Re: APC UPS MONITORIN
Posted: Wed Jun 15, 2016 4:22 pm
by tmcdonald
Look at your command definition:
Code: Select all
define command{
command_name check_ups_powerware
command_line $USER1$/check_ups_powerware.pl -H $HOSTADDRESS$ -C $ARG$
}
$ARG$ needs to be
$ARG1$ - having no number is not valid. It also appears that you are passing more args beyond that, but are not using them in the
command_line definition. You'll need to fix the
command_line for this to work. In particular, you are missing the
-U and
-T args, so it should be:
Code: Select all
define command{
command_name check_ups_powerware
command_line $USER1$/check_ups_powerware.pl -H $HOSTADDRESS$ -C $ARG1$ -T $ARG2$ $ARG3$
}
I am not sure what the extra
$ means at the end of the service's
check_command but it is likely in error.
Edit: Damn,
@tgriep beat me to it :)
Re: APC UPS MONITORIN
Posted: Wed Jun 15, 2016 5:24 pm
by orani
I am not sure what the extra $ means at the end of the service's check_command but it is likely in error.

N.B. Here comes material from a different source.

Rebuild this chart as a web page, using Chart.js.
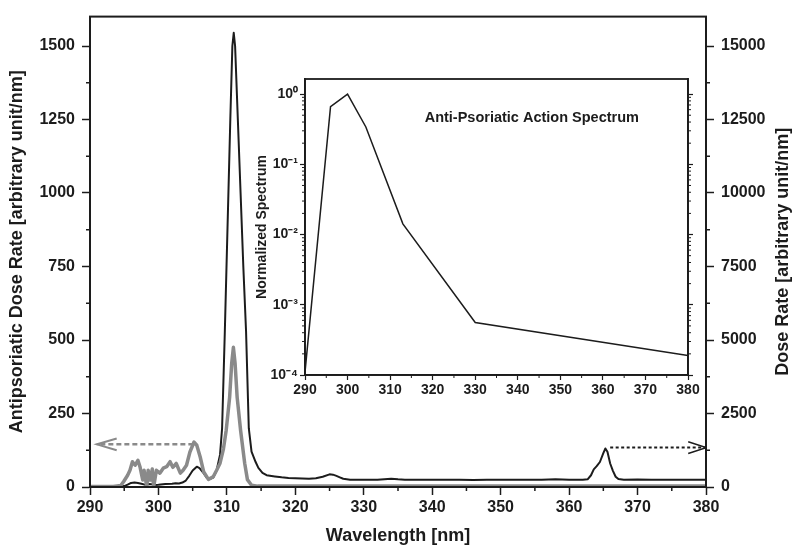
<!DOCTYPE html>
<html><head><meta charset="utf-8">
<script src="https://cdn.jsdelivr.net/npm/chart.js@4/dist/chart.umd.min.js"></script>
<style>
html,body{margin:0;padding:0;background:#fff;}
#wrap{position:relative;width:796px;height:547px;overflow:hidden;}
#main{position:absolute;left:0;top:0;}
#inset{position:absolute;left:240px;top:60px;}
</style></head><body>
<div id="wrap">
<canvas id="main" width="796" height="547"></canvas>
<canvas id="inset" width="470" height="340"></canvas>
</div>
<script>
// ---------- data ----------
// Lamp dose rate (right axis, arbitrary unit/nm)
const lampWavelength = [290,292,294,295,295.5,296,296.5,297,297.5,298,298.5,299,299.5,300,301,302,302.5,303,303.5,304,304.5,305,305.6,306,306.5,307,307.5,308,308.5,309,309.3,309.7,310,310.5,310.8,311,311.2,311.6,312,312.4,312.8,313.2,313.6,314.2,314.6,315.2,315.8,317,318,319,320,321,322,323,324,325,325.5,326,326.5,327,328,330,332,334,335,336,338,340,342,344,346,348,350,352,354,356,358,360,362,362.7,363.2,363.6,364,364.5,365,365.3,365.6,366,366.4,366.8,367.2,368,370,372,374,376,378,380];
const lampDoseRate   = [0,5,15,30,80,140,150,135,110,80,100,95,70,75,100,110,130,120,150,220,380,560,690,640,500,330,270,320,570,1100,2000,5300,8000,12500,15000,15450,15000,12500,10000,7500,5300,2000,1200,850,650,480,400,360,330,310,300,290,280,300,350,430,420,380,330,280,250,245,250,280,260,250,245,250,245,250,240,250,245,250,245,250,260,245,250,260,400,600,700,850,1150,1310,1200,800,550,350,270,250,255,245,250,245,250,245];
// Antipsoriatic dose rate (left axis, arbitrary unit/nm)
const antiWavelength = [290,293.4,294.5,294.9,295.5,295.84,296.2,296.6,297,297.3,297.7,297.9,298.3,298.5,298.8,299.1,299.3,299.7,300.2,300.7,301.2,301.7,302.1,302.6,303.2,303.6,304.1,304.6,305.2,305.6,306.1,306.6,307.3,308,308.5,309,309.5,309.9,310.4,310.7,310.95,311.2,311.5,312,312.6,313,313.6,314.5,380];
const antiDoseRate   = [2,2,5,18,40,57,86,74,91,69,24,57,0,57,24,61,0,57,47,64,69,86,67,80,47,57,74,119,153,142,102,52,26,35,57,81,130,193,305,420,475,420,305,193,81,25,6,3,3];
// Inset: anti-psoriatic action spectrum (normalized)
const actionWavelength = [290,296,300,304.3,313,330,380];
const actionSpectrum   = [1.1e-4,0.66,1.0,0.34,0.0142,5.6e-4,1.9e-4];
// Arrows (data units)
const greyArrowX = [305.1,291.0], greyArrowY = [145,145];
const greyHeadX  = [293.9,291.0,293.9], greyHeadY = [165,145,125];
const blackArrowX = [366.0,380.0], blackArrowY = [1340,1340];
const blackHeadX  = [377.4,380.0,377.4], blackHeadY = [1540,1340,1140];
// Ticks
const xTicks = [290,300,310,320,330,340,350,360,370,380];
const xMinorTicks = [295,305,315,325,335,345,355,365,375];
const leftTicks = [0,250,500,750,1000,1250,1500];
const leftMinorTicks = [125,375,625,875,1125,1375];
const rightTicks = [0,2500,5000,7500,10000,12500,15000];
const rightMinorTicks = [1250,3750,6250,8750,11250,13750];
const insetXTicks = [290,300,310,320,330,340,350,360,370,380];
const insetXMinorTicks = [295,305,315,325,335,345,355,365,375];
const insetYTicks = [1e-4,1e-3,1e-2,1e-1,1];
const insetYLabels = ['10\u207B\u2074','10\u207B\u00B3','10\u207B\u00B2','10\u207B\u00B9','10\u2070'];
const insetYMinorTicks = [];
for (let k=-4;k<=-1;k++){ for (let m=2;m<=9;m++){ insetYMinorTicks.push(m*Math.pow(10,k)); } }
const insetTitle = 'Anti-Psoriatic Action Spectrum';
const insetTitlePos = {x:343.3, y:0.46};
const leftTitle = 'Antipsoriatic Dose Rate [arbitrary unit/nm]';
const rightTitle = 'Dose Rate [arbitrary unit/nm]';
const xTitle = 'Wavelength [nm]';

// ---------- style ----------
const FONT = "'Liberation Sans', Arial, Helvetica, sans-serif";
const INK = '#1c1c1c';
const GREY = '#8a8a8a';
Chart.defaults.font.family = FONT;
Chart.defaults.color = INK;

const pts = (xs, ys) => xs.map((x,i)=>({x:x, y:ys[i]}));
const fixW = w => s => { s.width = w; };
const fixH = h => s => { s.height = h; };
const setTicks = arr => s => { s.ticks = arr.map(v=>({value:v})); };

const mainDecor = {
  id:'mainDecor',
  afterDraw(chart){
    const {ctx, chartArea:a, scales:{x,y,y2}} = chart;
    ctx.save();
    ctx.strokeStyle = INK; ctx.lineWidth = 1.5;
    ctx.beginPath();
    xMinorTicks.forEach(v=>{const p=x.getPixelForValue(v); ctx.moveTo(p,a.bottom); ctx.lineTo(p,a.bottom+4);});
    leftMinorTicks.forEach(v=>{const p=y.getPixelForValue(v); ctx.moveTo(a.left-4,p); ctx.lineTo(a.left,p);});
    rightMinorTicks.forEach(v=>{const p=y2.getPixelForValue(v); ctx.moveTo(a.right,p); ctx.lineTo(a.right+4,p);});
    ctx.stroke();
    ctx.lineWidth = 2;
    ctx.strokeRect(a.left,a.top,a.right-a.left,a.bottom-a.top);
    ctx.fillStyle = INK; ctx.font = 'bold 18px ' + FONT;
    ctx.textAlign = 'center'; ctx.textBaseline = 'middle';
    ctx.translate(783, (a.top+a.bottom)/2);
    ctx.rotate(-Math.PI/2);
    ctx.fillText(rightTitle, 0, 0);
    ctx.restore();
  }
};

new Chart(document.getElementById('main'), {
  type:'line',
  data:{datasets:[
    {data:pts(antiWavelength, antiDoseRate), yAxisID:'y', borderColor:GREY, borderWidth:3.5, pointRadius:0, tension:0, borderJoinStyle:'round'},
    {data:pts(greyArrowX, greyArrowY), yAxisID:'y', borderColor:GREY, borderWidth:2.5, borderDash:[5,3], pointRadius:0},
    {data:pts(greyHeadX, greyHeadY), yAxisID:'y', borderColor:GREY, borderWidth:2, pointRadius:0},
    {data:pts(lampWavelength, lampDoseRate), yAxisID:'y2', borderColor:INK, borderWidth:2, pointRadius:0, tension:0, borderJoinStyle:'round'},
    {data:pts(blackArrowX, blackArrowY), yAxisID:'y2', borderColor:INK, borderWidth:2, borderDash:[3,2.5], pointRadius:0},
    {data:pts(blackHeadX, blackHeadY), yAxisID:'y2', borderColor:INK, borderWidth:1.5, pointRadius:0}
  ]},
  options:{
    responsive:false, animation:false, devicePixelRatio:1,
    layout:{padding:{top:14,left:0,right:0,bottom:0}},
    plugins:{legend:{display:false}, tooltip:{enabled:false}},
    scales:{
      x:{type:'linear', min:290, max:380, afterBuildTicks:setTicks(xTicks), afterFit:fixH(60),
        ticks:{font:{size:16,weight:'bold'}, color:INK, padding:3, maxRotation:0, autoSkip:false, callback:v=>String(v)},
        grid:{drawOnChartArea:false, drawTicks:true, tickLength:8, tickColor:INK, tickWidth:1.5},
        border:{display:true, color:INK, width:2},
        title:{display:true, text:xTitle, font:{size:18,weight:'bold'}, color:INK, padding:{top:0,bottom:0}}},
      y:{type:'linear', position:'left', min:0, max:1600, afterBuildTicks:setTicks(leftTicks), afterFit:fixW(90),
        ticks:{font:{size:16,weight:'bold'}, color:INK, padding:7, autoSkip:false, callback:v=>String(v)},
        grid:{drawOnChartArea:false, drawTicks:true, tickLength:8, tickColor:INK, tickWidth:1.5},
        border:{display:true, color:INK, width:2},
        title:{display:true, text:leftTitle, font:{size:18,weight:'bold'}, color:INK, padding:{top:6,bottom:0}}},
      y2:{type:'linear', position:'right', min:0, max:16000, afterBuildTicks:setTicks(rightTicks), afterFit:fixW(90),
        ticks:{font:{size:16,weight:'bold'}, color:INK, padding:7, autoSkip:false, callback:v=>String(v)},
        grid:{drawOnChartArea:false, drawTicks:true, tickLength:8, tickColor:INK, tickWidth:1.5},
        border:{display:true, color:INK, width:2}}
    }
  },
  plugins:[mainDecor]
});

const insetDecor = {
  id:'insetDecor',
  afterDraw(chart){
    const {ctx, chartArea:a, scales:{x,y}} = chart;
    ctx.save();
    ctx.strokeStyle = INK; ctx.lineWidth = 1;
    ctx.beginPath();
    insetXMinorTicks.forEach(v=>{const p=x.getPixelForValue(v); ctx.moveTo(p,a.bottom); ctx.lineTo(p,a.bottom+3);});
    insetYMinorTicks.forEach(v=>{const p=y.getPixelForValue(v); ctx.moveTo(a.left-3,p); ctx.lineTo(a.left,p); ctx.moveTo(a.right,p); ctx.lineTo(a.right+3,p);});
    ctx.stroke();
    ctx.lineWidth = 1.8;
    ctx.strokeRect(a.left,a.top,a.right-a.left,a.bottom-a.top);
    ctx.fillStyle = INK; ctx.font = 'bold 14.5px ' + FONT;
    ctx.textAlign = 'center'; ctx.textBaseline = 'middle';
    ctx.fillText(insetTitle, x.getPixelForValue(insetTitlePos.x), y.getPixelForValue(insetTitlePos.y));
    ctx.restore();
  }
};

new Chart(document.getElementById('inset'), {
  type:'line',
  data:{datasets:[
    {data:pts(actionWavelength, actionSpectrum), borderColor:INK, borderWidth:1.5, pointRadius:0, tension:0}
  ]},
  options:{
    responsive:false, animation:false, devicePixelRatio:1,
    layout:{padding:{top:19,left:0,right:0,bottom:0}},
    plugins:{legend:{display:false}, tooltip:{enabled:false}},
    scales:{
      x:{type:'linear', min:290, max:380, afterBuildTicks:setTicks(insetXTicks), afterFit:fixH(25),
        ticks:{font:{size:14,weight:'bold'}, color:INK, padding:2, maxRotation:0, autoSkip:false, callback:v=>String(v)},
        grid:{drawOnChartArea:false, drawTicks:true, tickLength:5, tickColor:INK, tickWidth:1.2},
        border:{display:true, color:INK, width:1.8}},
      y:{type:'logarithmic', position:'left', min:1e-4, max:1.64, afterBuildTicks:setTicks(insetYTicks), afterFit:fixW(65),
        ticks:{font:{size:14,weight:'bold'}, color:INK, padding:2, autoSkip:false, callback:(v,i)=>insetYLabels[i]},
        grid:{drawOnChartArea:false, drawTicks:true, tickLength:5, tickColor:INK, tickWidth:1.2},
        border:{display:true, color:INK, width:1.8},
        title:{display:true, text:'Normalized Spectrum', font:{size:14,weight:'bold'}, color:INK, padding:{top:13.6,bottom:0}}},
      y2:{type:'logarithmic', position:'right', min:1e-4, max:1.64, afterBuildTicks:setTicks(insetYTicks), afterFit:fixW(22),
        ticks:{display:true, padding:0, callback:()=>''},
        grid:{drawOnChartArea:false, drawTicks:true, tickLength:5, tickColor:INK, tickWidth:1.2},
        border:{display:true, color:INK, width:1.8}}
    }
  },
  plugins:[insetDecor]
});
</script>
</body></html>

This a "copy error". This symbol means that the line does not ends there when you see it at the terminal.
I will try change the definition of the command as you said in a few hours when I will be at office and I will let you know about the result of the change.
I hope this solve the problem.
Re: APC UPS MONITORIN
Posted: Thu Jun 16, 2016 9:23 am
by mcapra
Let us know of any additional developments!
Re: APC UPS MONITORIN
Posted: Thu Jun 16, 2016 12:10 pm
by orani
it worked! Not all checks but most of them are ok!